▶ _Requirement_:
Repeat exactly the lines from the start of the material below up to and including the "const yTicks = [-70, -60, -50, -40, -30];" line.

******************************

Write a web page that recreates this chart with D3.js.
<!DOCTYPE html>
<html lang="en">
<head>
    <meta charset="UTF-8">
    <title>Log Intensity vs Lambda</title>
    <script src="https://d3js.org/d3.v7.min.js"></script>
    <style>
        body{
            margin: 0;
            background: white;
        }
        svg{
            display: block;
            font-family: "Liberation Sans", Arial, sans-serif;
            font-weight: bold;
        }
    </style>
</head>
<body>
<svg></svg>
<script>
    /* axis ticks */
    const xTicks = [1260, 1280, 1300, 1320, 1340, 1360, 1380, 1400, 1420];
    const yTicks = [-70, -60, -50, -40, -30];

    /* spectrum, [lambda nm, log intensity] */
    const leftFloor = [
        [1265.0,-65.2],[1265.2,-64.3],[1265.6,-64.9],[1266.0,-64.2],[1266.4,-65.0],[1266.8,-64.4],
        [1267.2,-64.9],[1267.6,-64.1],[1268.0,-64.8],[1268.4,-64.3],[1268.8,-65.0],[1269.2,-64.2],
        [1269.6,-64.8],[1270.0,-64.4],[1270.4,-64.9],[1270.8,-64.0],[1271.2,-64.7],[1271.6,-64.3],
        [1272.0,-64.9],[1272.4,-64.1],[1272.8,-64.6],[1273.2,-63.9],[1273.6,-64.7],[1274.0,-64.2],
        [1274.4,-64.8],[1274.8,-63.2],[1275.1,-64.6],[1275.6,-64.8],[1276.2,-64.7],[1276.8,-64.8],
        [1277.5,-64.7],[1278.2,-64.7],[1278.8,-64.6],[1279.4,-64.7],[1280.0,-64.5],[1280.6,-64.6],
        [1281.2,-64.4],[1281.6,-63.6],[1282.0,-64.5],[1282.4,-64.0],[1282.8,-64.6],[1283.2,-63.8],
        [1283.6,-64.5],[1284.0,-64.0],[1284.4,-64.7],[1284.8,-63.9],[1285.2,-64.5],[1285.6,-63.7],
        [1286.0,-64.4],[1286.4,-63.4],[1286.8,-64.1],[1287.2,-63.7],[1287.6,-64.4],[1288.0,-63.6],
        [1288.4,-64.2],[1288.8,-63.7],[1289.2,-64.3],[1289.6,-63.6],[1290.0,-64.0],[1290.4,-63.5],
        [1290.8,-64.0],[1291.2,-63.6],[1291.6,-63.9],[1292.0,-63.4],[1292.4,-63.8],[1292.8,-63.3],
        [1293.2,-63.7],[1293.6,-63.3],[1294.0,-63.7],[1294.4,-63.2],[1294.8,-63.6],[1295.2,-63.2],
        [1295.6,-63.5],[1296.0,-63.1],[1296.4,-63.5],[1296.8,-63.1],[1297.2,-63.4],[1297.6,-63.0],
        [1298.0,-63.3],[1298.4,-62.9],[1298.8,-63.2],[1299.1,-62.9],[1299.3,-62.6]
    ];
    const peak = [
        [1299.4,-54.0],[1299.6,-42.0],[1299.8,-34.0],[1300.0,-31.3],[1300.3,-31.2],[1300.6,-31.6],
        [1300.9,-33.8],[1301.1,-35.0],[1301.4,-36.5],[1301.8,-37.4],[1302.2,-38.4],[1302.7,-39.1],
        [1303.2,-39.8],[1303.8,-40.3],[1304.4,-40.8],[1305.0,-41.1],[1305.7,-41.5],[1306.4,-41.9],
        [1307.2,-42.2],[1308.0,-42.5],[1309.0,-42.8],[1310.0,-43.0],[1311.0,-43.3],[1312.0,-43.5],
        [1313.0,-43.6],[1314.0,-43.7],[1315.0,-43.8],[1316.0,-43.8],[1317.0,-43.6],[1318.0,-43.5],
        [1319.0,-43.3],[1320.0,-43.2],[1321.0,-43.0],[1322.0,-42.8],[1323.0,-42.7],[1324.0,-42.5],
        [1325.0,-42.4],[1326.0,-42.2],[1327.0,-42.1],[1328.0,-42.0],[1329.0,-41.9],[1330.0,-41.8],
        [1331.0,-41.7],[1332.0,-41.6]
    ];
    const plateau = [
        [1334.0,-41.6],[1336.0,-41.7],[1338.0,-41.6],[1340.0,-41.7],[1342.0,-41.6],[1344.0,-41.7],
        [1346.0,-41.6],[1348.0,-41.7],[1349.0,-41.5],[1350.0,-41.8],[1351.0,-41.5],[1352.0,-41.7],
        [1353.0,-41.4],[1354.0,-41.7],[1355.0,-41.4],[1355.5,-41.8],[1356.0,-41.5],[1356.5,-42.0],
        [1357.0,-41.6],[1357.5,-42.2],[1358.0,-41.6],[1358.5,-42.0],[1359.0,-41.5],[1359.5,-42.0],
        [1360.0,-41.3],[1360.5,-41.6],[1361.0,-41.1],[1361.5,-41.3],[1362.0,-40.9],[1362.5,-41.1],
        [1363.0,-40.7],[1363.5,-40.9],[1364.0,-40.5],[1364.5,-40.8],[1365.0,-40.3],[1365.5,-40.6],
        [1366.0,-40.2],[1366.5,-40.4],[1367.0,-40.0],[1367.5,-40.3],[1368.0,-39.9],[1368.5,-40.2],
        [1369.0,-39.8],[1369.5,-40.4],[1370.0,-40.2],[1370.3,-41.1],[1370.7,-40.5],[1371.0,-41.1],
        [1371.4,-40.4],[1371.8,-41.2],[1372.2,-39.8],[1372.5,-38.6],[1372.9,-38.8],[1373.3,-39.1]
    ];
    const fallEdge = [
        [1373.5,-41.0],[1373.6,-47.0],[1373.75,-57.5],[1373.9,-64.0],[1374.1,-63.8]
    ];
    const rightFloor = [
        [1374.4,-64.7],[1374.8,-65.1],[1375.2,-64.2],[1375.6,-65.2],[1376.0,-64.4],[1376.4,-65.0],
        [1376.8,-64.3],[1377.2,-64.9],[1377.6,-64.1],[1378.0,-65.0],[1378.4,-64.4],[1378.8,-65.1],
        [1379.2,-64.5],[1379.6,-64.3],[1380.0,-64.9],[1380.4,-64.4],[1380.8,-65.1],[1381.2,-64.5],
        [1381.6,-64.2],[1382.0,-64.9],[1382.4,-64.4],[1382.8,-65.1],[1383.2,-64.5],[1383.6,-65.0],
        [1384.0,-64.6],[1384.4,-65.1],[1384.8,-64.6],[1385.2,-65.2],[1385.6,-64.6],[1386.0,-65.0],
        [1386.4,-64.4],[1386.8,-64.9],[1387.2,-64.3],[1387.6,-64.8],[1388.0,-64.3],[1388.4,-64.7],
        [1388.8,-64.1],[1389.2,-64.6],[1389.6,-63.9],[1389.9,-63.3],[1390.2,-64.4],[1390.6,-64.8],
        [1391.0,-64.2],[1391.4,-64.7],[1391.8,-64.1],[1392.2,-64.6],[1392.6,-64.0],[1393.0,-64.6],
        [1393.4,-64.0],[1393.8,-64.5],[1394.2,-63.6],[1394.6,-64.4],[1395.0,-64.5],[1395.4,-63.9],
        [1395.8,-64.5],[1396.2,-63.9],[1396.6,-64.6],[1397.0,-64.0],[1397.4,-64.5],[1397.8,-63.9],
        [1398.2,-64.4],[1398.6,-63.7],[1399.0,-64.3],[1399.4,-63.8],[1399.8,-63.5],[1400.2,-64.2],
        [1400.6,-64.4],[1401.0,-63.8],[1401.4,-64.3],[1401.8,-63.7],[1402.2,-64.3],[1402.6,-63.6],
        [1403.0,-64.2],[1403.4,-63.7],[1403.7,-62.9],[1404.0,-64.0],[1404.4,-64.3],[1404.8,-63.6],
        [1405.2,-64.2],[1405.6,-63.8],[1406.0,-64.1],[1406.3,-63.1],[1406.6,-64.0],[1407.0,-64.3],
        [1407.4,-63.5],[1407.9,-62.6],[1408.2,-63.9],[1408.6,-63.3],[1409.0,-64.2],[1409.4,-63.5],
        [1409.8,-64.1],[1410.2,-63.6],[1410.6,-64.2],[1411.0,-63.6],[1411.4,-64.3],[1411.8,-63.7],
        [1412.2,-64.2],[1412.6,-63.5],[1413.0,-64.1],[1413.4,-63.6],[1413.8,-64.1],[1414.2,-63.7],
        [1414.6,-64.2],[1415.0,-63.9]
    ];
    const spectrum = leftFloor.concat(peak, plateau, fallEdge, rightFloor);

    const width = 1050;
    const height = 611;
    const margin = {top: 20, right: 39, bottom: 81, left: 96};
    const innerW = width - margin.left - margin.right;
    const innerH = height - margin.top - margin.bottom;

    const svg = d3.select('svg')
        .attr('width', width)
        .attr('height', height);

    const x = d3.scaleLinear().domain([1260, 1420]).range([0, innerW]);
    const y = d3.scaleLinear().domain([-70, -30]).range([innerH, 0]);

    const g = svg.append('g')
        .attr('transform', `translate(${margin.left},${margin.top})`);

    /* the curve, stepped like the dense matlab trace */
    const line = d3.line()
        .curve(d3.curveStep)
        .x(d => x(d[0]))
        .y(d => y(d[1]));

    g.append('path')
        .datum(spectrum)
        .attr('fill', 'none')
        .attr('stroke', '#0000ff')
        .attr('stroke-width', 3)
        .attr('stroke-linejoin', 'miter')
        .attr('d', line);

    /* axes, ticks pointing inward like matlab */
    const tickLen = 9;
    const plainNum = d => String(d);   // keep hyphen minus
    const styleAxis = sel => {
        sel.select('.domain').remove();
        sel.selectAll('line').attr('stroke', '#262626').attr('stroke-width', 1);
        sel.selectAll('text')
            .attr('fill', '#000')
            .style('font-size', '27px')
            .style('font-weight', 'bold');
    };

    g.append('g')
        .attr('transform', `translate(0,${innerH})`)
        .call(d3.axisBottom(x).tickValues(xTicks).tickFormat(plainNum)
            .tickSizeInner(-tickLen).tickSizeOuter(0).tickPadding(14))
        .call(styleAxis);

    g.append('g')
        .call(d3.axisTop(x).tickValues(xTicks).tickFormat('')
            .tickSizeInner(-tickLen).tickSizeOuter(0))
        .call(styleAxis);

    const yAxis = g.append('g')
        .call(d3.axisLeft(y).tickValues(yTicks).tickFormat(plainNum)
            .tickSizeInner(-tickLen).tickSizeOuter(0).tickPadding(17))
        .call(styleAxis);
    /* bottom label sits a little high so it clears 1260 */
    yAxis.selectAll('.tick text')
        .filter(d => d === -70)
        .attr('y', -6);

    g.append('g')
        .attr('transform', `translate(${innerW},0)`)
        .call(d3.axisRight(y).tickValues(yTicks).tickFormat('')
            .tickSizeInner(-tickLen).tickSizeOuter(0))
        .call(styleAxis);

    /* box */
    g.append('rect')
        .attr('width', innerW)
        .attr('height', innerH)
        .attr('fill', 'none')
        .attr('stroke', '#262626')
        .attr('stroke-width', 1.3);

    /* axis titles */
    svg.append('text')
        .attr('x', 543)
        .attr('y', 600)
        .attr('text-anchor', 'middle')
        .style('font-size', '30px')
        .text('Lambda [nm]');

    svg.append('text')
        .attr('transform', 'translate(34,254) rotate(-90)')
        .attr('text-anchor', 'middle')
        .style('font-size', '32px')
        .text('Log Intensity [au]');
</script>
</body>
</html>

******************************

▶ _The completed task_:
Write a web page that recreates this chart with D3.js.
<!DOCTYPE html>
<html lang="en">
<head>
    <meta charset="UTF-8">
    <title>Log Intensity vs Lambda</title>
    <script src="https://d3js.org/d3.v7.min.js"></script>
    <style>
        body{
            margin: 0;
            background: white;
        }
        svg{
            display: block;
            font-family: "Liberation Sans", Arial, sans-serif;
            font-weight: bold;
        }
    </style>
</head>
<body>
<svg></svg>
<script>
    /* axis ticks */
    const xTicks = [1260, 1280, 1300, 1320, 1340, 1360, 1380, 1400, 1420];
    const yTicks = [-70, -60, -50, -40, -30];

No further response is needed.